On Wednesday, I realized I had gambled and lost. I was unable to go out on a project without potentially compromising my ride to the airport, so I had to content myself with sending a note to Dr. Roberts and spent my final day in the increasingly-quiet compound, seeing off clusters of people with earlier flights, and volunteers departing for different projects. The building was echoing with every footstep by the time I had my quiet lunch of ripe mango and black coffee, made my last survey of Ecole Shalom, and boarded the tap-tap for the airport. It was a long-dusty ride, with familiar landmarks passing by for the last time; the crush of people leading into the airport felt like a chaotic blur. Inside, it was an interminable line, then a long slump of a wait in the impossibly breezy airport. I couldn’t look out the window as the plane left the ground.

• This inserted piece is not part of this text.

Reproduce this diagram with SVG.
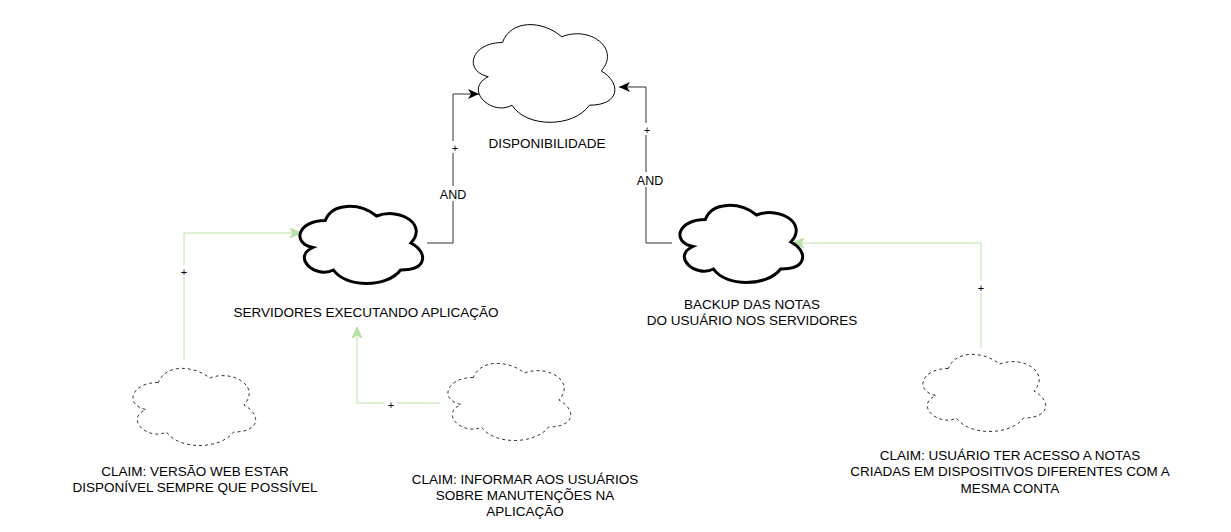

That’s probably all I can write, right now. The rest of my trip homeward has been smooth. I traveled with two other volunteers as far as Miami, where we shared a hotel room for our long layovers. One of them flew with me as far as Dallas where we parted ways this morning, and now my current flight is just beginning the descent into Vancouver. Maybe when I’ve had a little more space to reflect and digest, I’ll have more to share with you. For now, please just know that I am so grateful that you’ve allowed me to share with you what has proven to be one of the best experiences of my life so far – and I love what it promises for the future. I’m looking forward to seeing family, to holding my nephew, having tea with my mom, a cigar with my dad, to being in my sweetheart’s arms. I’m looking forward to the unfolding realizations of the profound ways this has affected me in ways I can only guess at now.


This I wrote on my last night in Haiti, tucked in my corner of the GVN/HAC compound at Ecole Shalom in Croix des Bouquets - a small space that quickly and briefly became my home entire. I'll count it now among the places I've lived, laid down my head each night in anticipation of a beautiful day to come:

"Haiti is a bold place, with beauty beyond the trash heaps and life behind the rubble and hope written across the nude hills under the relentless sun. There is a resilience here that is older than the quake, older than I'm ever likely to comprehend - and dignity and strength that will form a strong foundation for the history still being written. It is rough, raw and breathtaking, utterly unapologetic, utterly beautiful.

In just seventeen days, I have been beckoned and transformed and sent off again reeling. I've learned that no matter how much I have to give, I always reap greater returns. No matter how much I have to teach and share, the lessons given to me are always more profound. Giving is the richest gift; it initiates an exchange of love and generosity the worth of which will never be known by bestower or recipient. I came here a rich woman, with many stories and much love to give me strength already. I depart wealthier still, and leave behind the promise of a someday-migration to carry me back here again.

I'm proud of my time here, not because I feel I've done anything extraordinary (I haven't) - but simply because I've acted with the same love and care, the same sense of wonder, the same respect and the same deep values that guide me everywhere I go in life, and had the sense to let this place nourish all those aspects of my being.

That's all. I'm proud of myself for having the simple sense to know this was bigger than me, and lay myself down as a canvas for the words and images that capture this place far better than my journal ever will. So when I come home, ask me how my trip went. All I'll do is smile. And you can read in that smile a story I'll never be able to fully articulate, that I'll carry with me wherever I go."

Thanks for keeping up with me all this way, guys. I'm sending you more love than you know, and I'll see you soon.